January 14, 2010

GOOGLE APOLOGIZES TO CHINESE AUTHORS

By Andrew Jacobs
The New York Times

BEIJING — Google has agreed to hand over a list of books by Chinese authors that it has scanned in recent years, company executives said on Monday, in an apparent effort to placate writers who say their works were digitized without their permission. In a letter sent to an association of 8,000 Chinese writers, Google also apologized for any misunderstanding that might have angered authors and said it would work to forge an agreement on digitizing books by early summer.
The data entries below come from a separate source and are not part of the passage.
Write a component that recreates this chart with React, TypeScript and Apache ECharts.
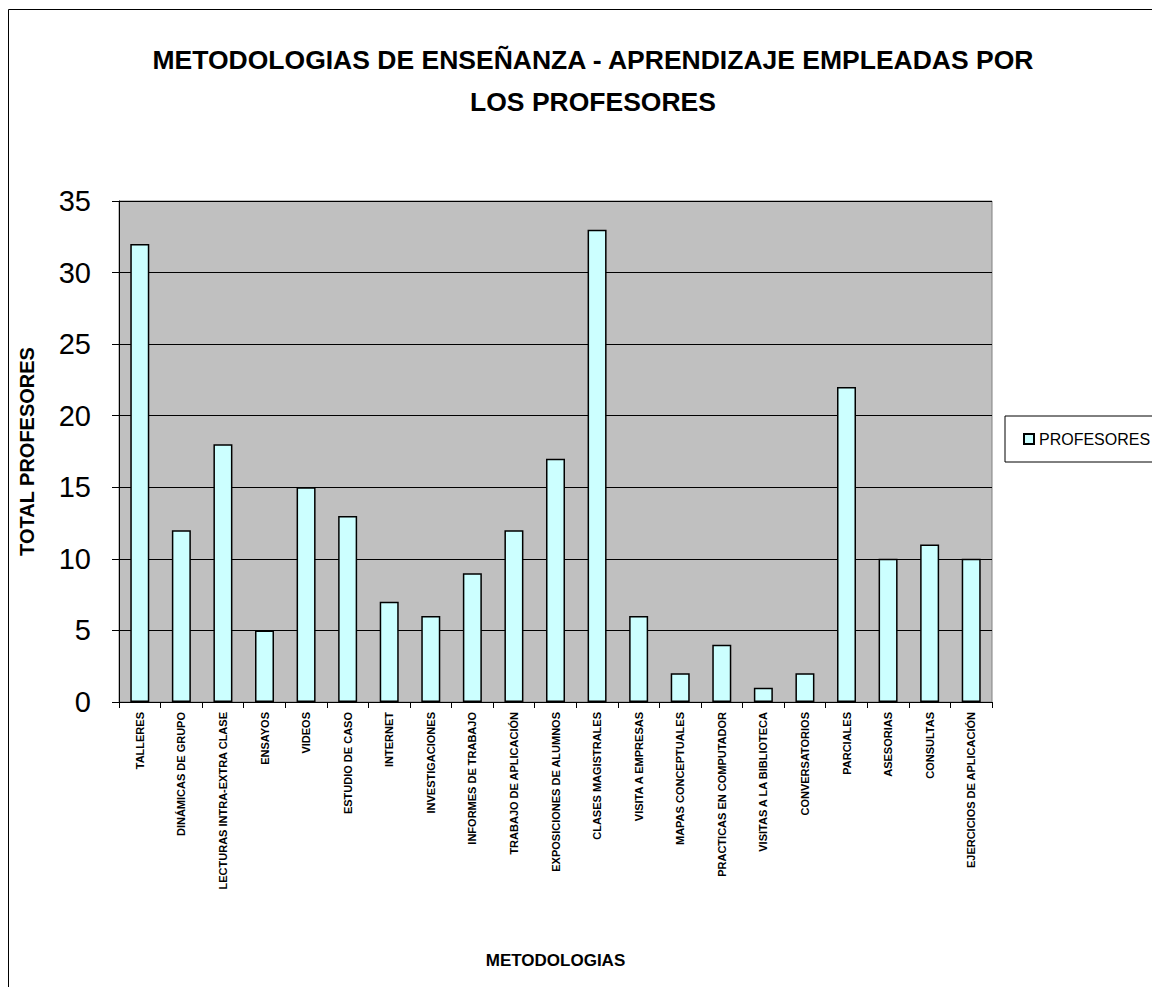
import React, { useEffect, useRef } from "react";
import * as echarts from "echarts";

const categories = [
  "TALLERES",
  "DINÁMICAS DE GRUPO",
  "LECTURAS INTRA-EXTRA CLASE",
  "ENSAYOS",
  "VIDEOS",
  "ESTUDIO DE CASO",
  "INTERNET",
  "INVESTIGACIONES",
  "INFORMES DE TRABAJO",
  "TRABAJO DE APLICACIÓN",
  "EXPOSICIONES DE ALUMNOS",
  "CLASES MAGISTRALES",
  "VISITA A EMPRESAS",
  "MAPAS CONCEPTUALES",
  "PRACTICAS EN COMPUTADOR",
  "VISITAS A LA BIBLIOTECA",
  "CONVERSATORIOS",
  "PARCIALES",
  "ASESORIAS",
  "CONSULTAS",
  "EJERCICIOS DE APLICACIÓN",
];
const profesores = [32, 12, 18, 5, 15, 13, 7, 6, 9, 12, 17, 33, 6, 2, 4, 1, 2, 22, 10, 11, 10];
const seriesName = "PROFESORES";
const titleText = "METODOLOGIAS DE ENSEÑANZA - APRENDIZAJE EMPLEADAS POR\nLOS PROFESORES";

export default function App() {
  const ref = useRef<HTMLDivElement>(null);
  useEffect(() => {
    const chart = echarts.init(ref.current!, null, { renderer: "svg" });
    const font = "'Liberation Sans', Arial, sans-serif";
    chart.setOption({
      animation: false,
      backgroundColor: "#ffffff",
      graphic: [
        {
          type: "rect",
          shape: { x: 0.5, y: 1.5, width: 1200, height: 1100 },
          style: { fill: "none", stroke: "#000", lineWidth: 1 },
          silent: true,
        },
      ],
      title: {
        text: titleText,
        left: 580,
        textAlign: "center",
        top: 26,
        textStyle: {
          fontFamily: font,
          fontWeight: "bold",
          fontSize: 26.5,
          lineHeight: 42,
          color: "#000",
        },
      },
      legend: {
        left: 997,
        top: 408,
        orient: "vertical",
        data: [seriesName],
        icon: "rect",
        itemWidth: 10,
        itemHeight: 10,
        itemGap: 4,
        borderColor: "#000",
        borderWidth: 1,
        padding: [15, 30, 15, 18],
        textStyle: { fontFamily: font, fontSize: 16, color: "#000", padding: [0, 0, 0, 0] },
      },
      grid: {
        left: 111,
        top: 193,
        right: 168,
        bottom: 285,
        show: true,
        backgroundColor: "#C0C0C0",
        borderColor: "#808080",
        borderWidth: 1,
      },
      xAxis: {
        type: "category",
        data: categories,
        name: "METODOLOGIAS",
        nameLocation: "middle",
        nameGap: 250,
        nameTextStyle: { fontFamily: font, fontWeight: "bold", fontSize: 17, color: "#000" },
        axisLine: { show: true, lineStyle: { color: "#000", width: 1 } },
        axisTick: { show: true, alignWithLabel: false, length: 6, lineStyle: { color: "#000" } },
        axisLabel: {
          interval: 0,
          rotate: 90,
          margin: 10,
          fontFamily: font,
          fontWeight: "bold",
          fontSize: 11,
          color: "#000",
        },
      },
      yAxis: {
        type: "value",
        min: 0,
        max: 35,
        interval: 5,
        name: "TOTAL PROFESORES",
        nameLocation: "middle",
        nameGap: 82,
        nameTextStyle: { fontFamily: font, fontWeight: "bold", fontSize: 20, color: "#000" },
        axisLine: { show: true, lineStyle: { color: "#000", width: 1 } },
        axisTick: { show: true, length: 7, lineStyle: { color: "#000" } },
        axisLabel: { fontFamily: font, fontSize: 29, color: "#000", margin: 28 },
        splitLine: { show: true, lineStyle: { color: "#000", width: 1 } },
      },
      series: [
        {
          name: seriesName,
          type: "bar",
          data: profesores,
          barWidth: 19,
          itemStyle: { color: "#CCFFFF", borderColor: "#000", borderWidth: 1.5 },
        },
      ],
    });
    return () => chart.dispose();
  }, []);
  return <div ref={ref} style={{ width: 1152, height: 979 }} />;
}
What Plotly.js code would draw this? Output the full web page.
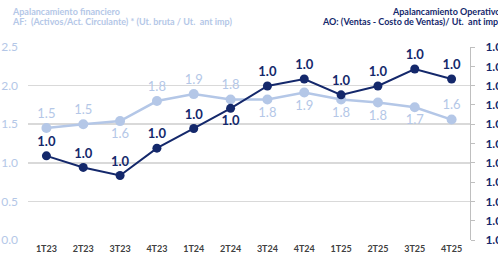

“We definitely agree that we haven’t done a sufficient job in communicating with Chinese writers,” Erik Hartmann, who runs the Asia-Pacific division of Google Books, wrote in a letter to the China Writers’ Association, which posted the letter Sunday on its Web site. The clash between Google and the Chinese writers group mirrors similar strife that has accompanied the company’s Books Search project, an ambitious effort to digitize every known book and make the contents searchable online.

Writers in the United States, France and Germany have filed lawsuits seeking to stop the company from digitizing works without the explicit permission of copyright holders. Some litigants have demanded monetary compensation for scanned books.

Last month Mian Mian, a novelist in Shanghai, became the first Chinese writer to sue Google for copyright infringement. A judge has urged both sides to settle the litigation. Google insists it is following Chinese and American copyright law and says digitized books are deleted upon the request of an author or publisher. It also rejects assertions that the company has made some Chinese books available on the Internet in their entirety.

“In China like everywhere else, if a book is in copyright we don’t show more than a few snippets of text without the explicit permission of the rights holder,” Courtney Hohne, a Google spokeswoman, wrote in an e-mail message. “In addition, we have a longstanding policy of honoring authors’ wishes, and authors or publishers who wish to exclude their book may do so at any time.” Ms. Hohne said that more than 50 Chinese publishers had agreed to allow 60,000 books to be included in the company’s scanning program.

Zhang Hongbo, the secretary general of the China Written Works Copyright Society, which manages Chinese copyrights, hailed the letter and the apology. “It is a result that all Chinese copyright holders have been waiting for,” he said. “We look forward to Google’s deeper understanding of this issue.”

Some media accounts suggested that the search engine giant had caved to the group’s demands, but Google insisted that it had agreed only to provide a list of scanned titles and to find a workable solution for both sides.

In his letter, Mr. Hartmann, the Google executive, described the agreement to release scanned book titles as “unprecedented” and asked Chinese writers to appreciate the company’s sincere interest in settling the issue amicably.